風炎(フェーン)の猛威
猛暑である。
テレビでアナウンサーや気象予報士が盛んに「命に関わる暑さ、これは災害」と警告している。これが大げさではない証拠には、救急搬送者は延べ10万人に、死者も150人に届こうという勢いであるから恐ろしい。
今夏は太平洋高気圧が南からではなく東から張り出して来た。このため史上最も早い6月28日に関東がいきなり梅雨明けになった。

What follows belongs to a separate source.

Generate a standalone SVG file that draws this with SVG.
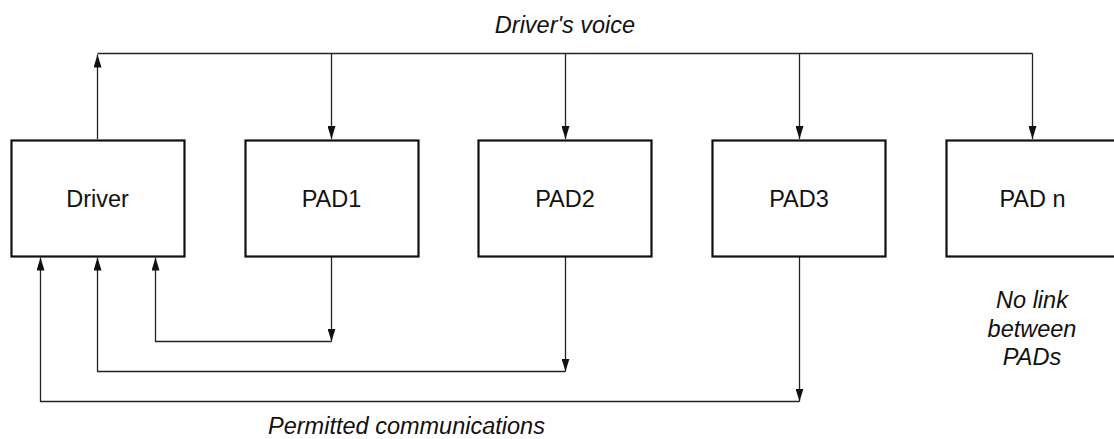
<svg xmlns="http://www.w3.org/2000/svg" width="1114" height="439" viewBox="0 0 1114 439">
  <style>
    .box { fill: #ffffff; stroke: #111111; stroke-width: 2.2; }
    .lbl { font-family: "Liberation Sans", Arial, sans-serif; font-size: 23.5px; fill: #111111; text-anchor: middle; }
    .note { font-family: "Liberation Sans", Arial, sans-serif; font-size: 23.5px; font-style: italic; fill: #111111; text-anchor: middle; }
    .wire { fill: none; stroke: #222222; stroke-width: 1.3; }
    .arrow { fill: none; stroke: #222222; stroke-width: 1.3; marker-end: url(#head); }
  </style>
  <defs>
    <marker id="head" markerUnits="userSpaceOnUse" markerWidth="13" markerHeight="8" refX="13" refY="4" orient="auto">
      <path d="M0,0 L13,4 L0,8 z" fill="#111111"/>
    </marker>
  </defs>
  <rect width="1114" height="439" fill="#ffffff"/>

  <!-- connectors -->
  <g id="connectors">
    <!-- shared voice channel -->
    <path class="wire" d="M97.5,53.5 H1032.5"/>
    <path class="arrow" d="M97.5,139 V54.5"/>
    <path class="arrow" d="M331.5,53.5 V139"/>
    <path class="arrow" d="M565.5,53.5 V139"/>
    <path class="arrow" d="M799.5,53.5 V139"/>
    <path class="arrow" d="M1032.5,53.5 V139"/>
    <!-- PAD1 back to driver -->
    <path class="arrow" d="M331.5,257 V341.5"/>
    <path class="arrow" d="M331.5,341.5 H155.5 V257.5"/>
    <!-- PAD2 back to driver -->
    <path class="arrow" d="M565.5,257 V371.5"/>
    <path class="arrow" d="M565.5,371.5 H97.5 V257.5"/>
    <!-- PAD3 back to driver -->
    <path class="arrow" d="M799.5,257 V401.5"/>
    <path class="arrow" d="M799.5,401.5 H40.5 V257.5"/>
  </g>

  <g id="driver">
    <rect class="box" x="11.5" y="140.5" width="173" height="116"/>
    <text class="lbl" x="97.5" y="206.5">Driver</text>
  </g>
  <g id="pad1">
    <rect class="box" x="245.5" y="140.5" width="173" height="116"/>
    <text class="lbl" x="331.5" y="206.5">PAD1</text>
  </g>
  <g id="pad2">
    <rect class="box" x="478.5" y="140.5" width="173" height="116"/>
    <text class="lbl" x="565" y="206.5">PAD2</text>
  </g>
  <g id="pad3">
    <rect class="box" x="712.5" y="140.5" width="173" height="116"/>
    <text class="lbl" x="799" y="206.5">PAD3</text>
  </g>
  <g id="padn">
    <rect class="box" x="946.5" y="140.5" width="173" height="116"/>
    <text class="lbl" x="1032.5" y="206.5">PAD n</text>
  </g>

  <g id="labels">
    <text class="note" x="565" y="33">Driver's voice</text>
    <text class="note" x="406.5" y="434">Permitted communications</text>
    <text class="note" x="1032" y="308">No link</text>
    <text class="note" x="1032" y="336.5">between</text>
    <text class="note" x="1032" y="365">PADs</text>
  </g>
</svg>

押し上げられた梅雨前線は梅雨慣れしてない北日本に強い雨を降らせた。7月になるや台風7号が襲来、梅雨の明けてない九州から北日本にかかっていた梅雨前線に大量の水蒸気を供給した。高気圧にがっちりとガードされた関東を除いて、北海道から九州まで未曾有の豪雨となり、大きな災害をもたらした。
そこにやって来たのが台風12号、初め大陸からと太平洋からの二つの高気圧の間を衝いて北上するとみられたが、高気圧の間にあった寒冷低気圧(寒冷渦)に引きずられて関東沖で西に向きを変え、観測史上初の西進する台風となった。それも紀伊半島から中国地方を横断、九州を南下して最後は九州の南海上に至ると言う普通の台風とは完全かつ完璧な逆コースを進んだ。
さて猛暑である。
砂漠で照りつけられて気温が上がるのとは違い、日本で40度というような気温になるのは、フェーン現象が絡んでいる事が多い。ドイツ・アルプス北麓の村の名前にちなむというこの風は、山を越えた風が斜面を駆け下ることで気圧が上がり気温が上がる。高校の物理で習う空気の断熱圧縮のせいで、自転車のポンプの空気タンクが熱くなるのと同じ原理である。フェーン現象は季節や風向きに依らず、とにかく山越えの強い風があると風下の低所の気温は上昇する。そこが盆地や谷間であると行き場のない暑さになる。台風12号は、接近時に引き込む北風で、灼熱の関東の南斜面の麓で高温新記録を作り、去る時には後方で強い南風を吹かせて日本海側すなわち脊梁山脈の北側ほぼ全域に記録的高温をもたらした。